Monday, April 23, 2007

Update on Frost Damage

I hope everyone was able to get out this weekend and see all the damage and recovery occuring in our gardens. The picture to the left is a perfect example of Dogwood leaves with frost damage. I believe we will see alot of these symptoms throughout the rest of the year.

I have also heard a few good reports that hostas are beginning to push up new healthy leaves through the damaged leaves. Keep an eye on woody trees and shrubs. We should see new growth on those in the next week or so, I hope. You should be able to scratch the bark to see that the cambium layer is still green and these trees are still alive.

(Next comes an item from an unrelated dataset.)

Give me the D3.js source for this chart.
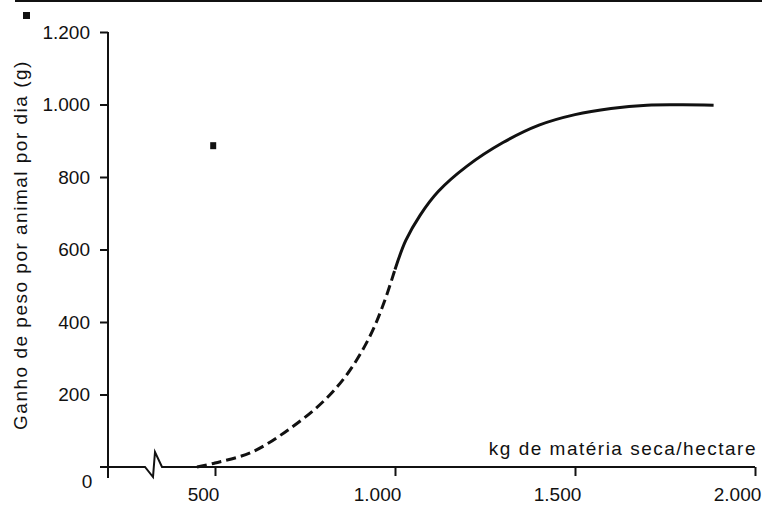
<!DOCTYPE html>
<html>
<head>
<meta charset="utf-8">
<script src="https://cdn.jsdelivr.net/npm/d3@7"></script>
<style>
  html, body { margin: 0; padding: 0; background: #fff; }
  svg { display: block; }
  text { font-family: "Liberation Sans", Arial, Helvetica, sans-serif; fill: #111; }
</style>
</head>
<body>
<svg id="chart" width="762" height="509"></svg>
<script>
// ---- data ----
const xTicks = [500, 1000, 1500, 2000];
const yTicks = [0, 200, 400, 600, 800, 1000, 1200];
// dashed (extrapolated) part of the curve
const dashedX = [450, 500, 600, 700, 800, 870, 930, 970, 1000];
const dashedY = [0, 11, 40, 100, 180, 260, 360, 455, 545];
// solid part of the curve
const solidX = [1000, 1030, 1070, 1120, 1200, 1300, 1400, 1500, 1600, 1700, 1800, 1885];
const solidY = [545, 625, 695, 760, 830, 895, 943, 972, 989, 998, 999, 998];
// isolated point
const dotX = [495];
const dotY = [885];
const xTitle = "kg de matéria seca/hectare";
const yTitle = "Ganho de peso por animal por dia (g)";

// ---- scales ----
const x = d3.scaleLinear().domain([500, 2000]).range([215, 755]);
const y = d3.scaleLinear().domain([0, 1200]).range([467, 32]);
const loc = d3.formatLocale({ decimal: ",", thousands: ".", grouping: [3], currency: ["", ""] });
const fmt = loc.format(",d");

const svg = d3.select("#chart");

// top rule and marker square (scan decorations)
svg.append("line").attr("x1", 15).attr("x2", 762).attr("y1", 1).attr("y2", 1)
  .attr("stroke", "#111").attr("stroke-width", 2);
svg.append("rect").attr("x", 23).attr("y", 12).attr("width", 7).attr("height", 7).attr("fill", "#111");

// ---- y axis ----
const yAxis = d3.axisLeft(y).tickValues(yTicks.filter(d => d > 0)).tickSize(8).tickFormat(fmt);
const gy = svg.append("g").attr("transform", "translate(108,0)").call(yAxis);
gy.select(".domain").remove();
gy.selectAll(".tick line").attr("stroke", "#111").attr("stroke-width", 2);
gy.selectAll(".tick text").attr("x", -18).attr("font-size", 19).attr("fill", "#111")
  .style("font-family", "'Liberation Sans', Arial, sans-serif");
svg.append("line").attr("x1", 108).attr("x2", 108).attr("y1", y(1200)).attr("y2", y(0) + 11)
  .attr("stroke", "#111").attr("stroke-width", 2);
// zero label
svg.append("text").attr("x", 87).attr("y", 488).attr("text-anchor", "middle")
  .attr("font-size", 19).text(fmt(yTicks[0]));

// ---- x axis ----
const xAxis = d3.axisBottom(x).tickValues(xTicks).tickSize(9).tickFormat(fmt);
const gx = svg.append("g").attr("transform", `translate(0,${y(0)})`).call(xAxis);
gx.select(".domain").remove();
gx.selectAll(".tick line").attr("stroke", "#111").attr("stroke-width", 2);
gx.selectAll(".tick text").attr("y", 21).attr("dx", -18).attr("font-size", 19).attr("fill", "#111")
  .style("font-family", "'Liberation Sans', Arial, sans-serif");
gx.selectAll(".tick").filter(d => d === 500).select("text").attr("dx", -12);

// axis line with break zigzag
const y0 = y(0);
const axisPath = d3.path();
axisPath.moveTo(100, y0);
axisPath.lineTo(145, y0);
axisPath.lineTo(153, y0 + 10);
axisPath.lineTo(155, y0 - 15);
axisPath.lineTo(162, y0);
axisPath.lineTo(x(2000), y0);
svg.append("path").attr("d", axisPath.toString()).attr("fill", "none")
  .attr("stroke", "#111").attr("stroke-width", 2).attr("stroke-linejoin", "miter");

// ---- curves ----
const line = d3.line().x(d => x(d[0])).y(d => y(d[1])).curve(d3.curveCatmullRom.alpha(0.5));
const dashedData = dashedX.map((v, i) => [v, dashedY[i]]);
const solidData = solidX.map((v, i) => [v, solidY[i]]);
svg.append("path").datum(dashedData).attr("d", line).attr("fill", "none")
  .attr("stroke", "#111").attr("stroke-width", 3).attr("stroke-dasharray", "10,5");
svg.append("path").datum(solidData).attr("d", line).attr("fill", "none")
  .attr("stroke", "#111").attr("stroke-width", 3).attr("stroke-linecap", "butt");

// isolated point
svg.selectAll("rect.dot").data(dotX.map((v, i) => [v, dotY[i]])).enter().append("rect")
  .attr("class", "dot").attr("x", d => x(d[0]) - 3).attr("y", d => y(d[1]) - 4)
  .attr("width", 6).attr("height", 7).attr("fill", "#111");

// ---- titles ----
svg.append("text").attr("x", 757).attr("y", 455).attr("text-anchor", "end")
  .attr("font-size", 19).attr("letter-spacing", 1.5).text(xTitle);
svg.append("text").attr("transform", "translate(27,245) rotate(-90)").attr("text-anchor", "middle")
  .attr("font-size", 19).attr("letter-spacing", 1.5).text(yTitle);
</script>
</body>
</html>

Wait another week until you start to prune the dead tissue.

2 comments:

Mike Covell said...

From Gilbert Wild
The Cold has really hit our garden hard. We are getting more calls on "what do I do about the frozen plants?" than any other, so we want to address this for your garden. The frost damage should now be obvious on your plants. Each plant variety is a little different, so we will address each differently.
The Daylilies - The evergreen and the semi evergreen varieties were hit the hardest. The top foliage appears almost white on many of our plants, but the crown is green. We recommend that you cut back the foliage to the green tissue. Remove all dead and decayed plant material. Fertilize an additional application using a 10-10-10, a couple teaspoons around each plant. The blooms might be a bit later and smaller, but the plants should survive and look great again next year.
The Hosta - The top foliage appears almost white and looks like frozen lettuce, but the crown is green. We recommend that you cut back the foliage to the green tissue. Remove all dead and decayed plant material. Fertilize an additional application using a 10-10-10, a couple teaspoons around each plant. The plants should sprout up new green foliage in 1-2 weeks.
The Peony and Lilies - we do not have much damage to the plants, if you do cut back the foliage to the green tissue. Remove all dead and decayed plant material. Fertilize an additional application using a 10-10-10, a couple teaspoons around each plant. We feel that many of the early bloomers will lose bud set and bloom, the midseason and late should have full bloom and no impact. We also recommend that you start spraying with a general fungicide to prevent any infections.
The Iris - We were in bloom on some of the early iris varieties, and that took a lot of damage. The tops have drooped, the flowers frozen. We recommend that you cut back the foliage to the green tissue. (Remember on iris to cut the foliage at an angle so that water cannot penetrate the leaf.) Remove all dead and decayed plant material. Fertilize an additional application using a 10-10-10, a couple teaspoons around each plant.